What happened?
Cardinal Theodore McCarrick, the 87-year-old former Archbishop of Washington, was removed from public ministry over the alleged abuse of a 16-year-old altar boy decades ago. Cardinal Timothy Dolan said a diocesan review board had found the allegation “credible and substantiated”. The Archdiocese of Newark and Diocese of Metuchen said that in the past three cases of sexual misconduct with adults had been alleged. Two resulted in settlements.
What commentators said
Rod Dreher, writing at the American Conservative, said that “everybody knew” about the allegations against Cardinal McCarrick. These were not that he would abuse minors, but that he would “go after seminarians”, inviting them to his beach house and getting into bed with them. Dreher investigated claims against McCarrick but dropped the story after none of those he was said to have assaulted wanted to go on the record.
At GetReligion.org. Julia Duin wrote that after the election of Benedict XVI in 2005 “McCarrick was the darling of the American press … No one dared to go against such a powerful personality.”
Rocco Palmo, writing at his blog Whispers on the Loggia, said McCarrick had been one of the US hierarchy’s “principal forces of nature” – a “slight figure in a threadbare jacket universally known as ‘Ted’ ” who raised millions for charities and “parachuted into more humanitarian emergencies than most folks knew existed”.

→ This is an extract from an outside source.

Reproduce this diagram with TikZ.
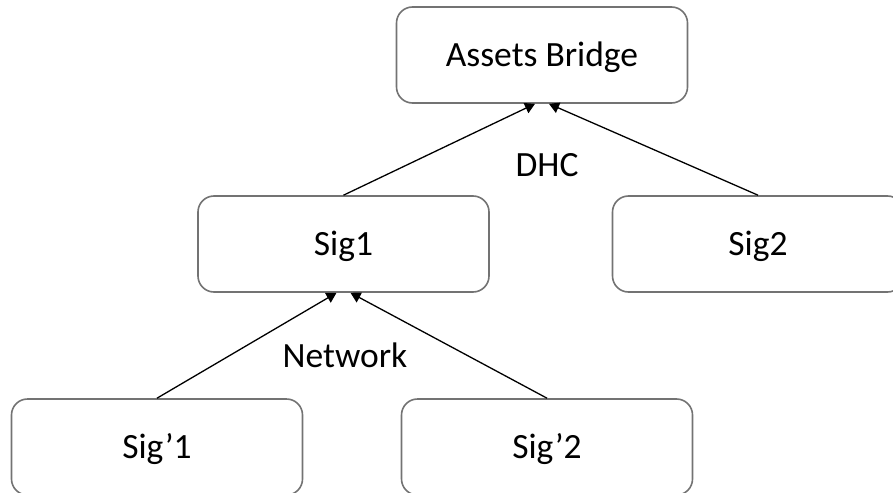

He was a patron to several leading US churchmen, Palmo noted: Cardinal Joseph Tobin received a red hat after a “Ted talk” to Pope Francis.
Ross Douthat, writing at the New York Times, said more stories were likely to come out. He urged people in the “everybody knows” orbit to “make it as easy as possible for these stories to be told … without worrying about whether the stories make either side of Catholicism’s civil war look good”. He concluded: “The first thing is the truth. And the way out of
purgatory is through.”
Analysis, page 12
✣✣ Pope Francis says Cardinal Zen is ‘scared’
What happened?
In an interview with Reuters, Pope Francis defended the Vatican’s dialogue with Beijing, saying it was at a “good point”, and accusing Cardinal Joseph Zen, a critic of the talks, of being “a little scared”. He said: “Perhaps age might have some influence,” adding: “Dialogue is a risk, but I prefer [it] to the sure defeat of not talking.”
Why was it under-reported
Reuters did not report the Pope’s remarks. The Herald, a Malaysian Catholic weekly, published them after asking Reuters for a transcript of the interview. They were thus overlooked by Catholic media and not reported elsewhere. But they show one thing clearly: Cardinal Zen did not persuade Pope Francis of the folly of the Vatican’s current direction when he visited the Pope in January. In his interview with Reuters Francis said the Chinese were a “very wise people”. “I respect China a lot,” he said.
What will happen next?
The Vatican-beijing dialogue is said to have stalled somewhat since a new crackdown on religions was launched in China. Earlier this month formal talks took place for the first time since December. According to Reuters, Vatican officials raised concerns about growing religious restrictions – including a ban on children attending Mass. Francis alluded to the slowing of progress in his Reuters interview, saying that he liked to think the dialogue consisted not just of formal talks but of a wider cultural rapprochement.
✣The week ahead
Eight men will be ordained priests for the Ordinariate of Our Lady of Walsingham tomorrow. They will be ordained by Archbishop Bernard Longley at the Birmingham Oratory. Their ordinations mean the ordinariate will have about 100 priests.
The ceremony will be the largest mass priestly ordination in the ordinariate’s seven-year history.
St Patrick’s, Soho, is hosting a day celebrating Blessed Pier Giorgio Frassati. His 90-year-old niece, Wanda Gawronska, has said she will attend if health permits and bring relics. Bishop John Wilson is among the organisers.
Mexico’s general election will be held on Sunday, with commentators saying Andrés Manuel López Obrador, a leftwing populist, is likely to be elected president. López Obrador is a former altar server who still attends Mass but describes himself as a “Christian in the broadest sense of the word”. A priest close to him has said he is a practising Catholic “up to a certain point”.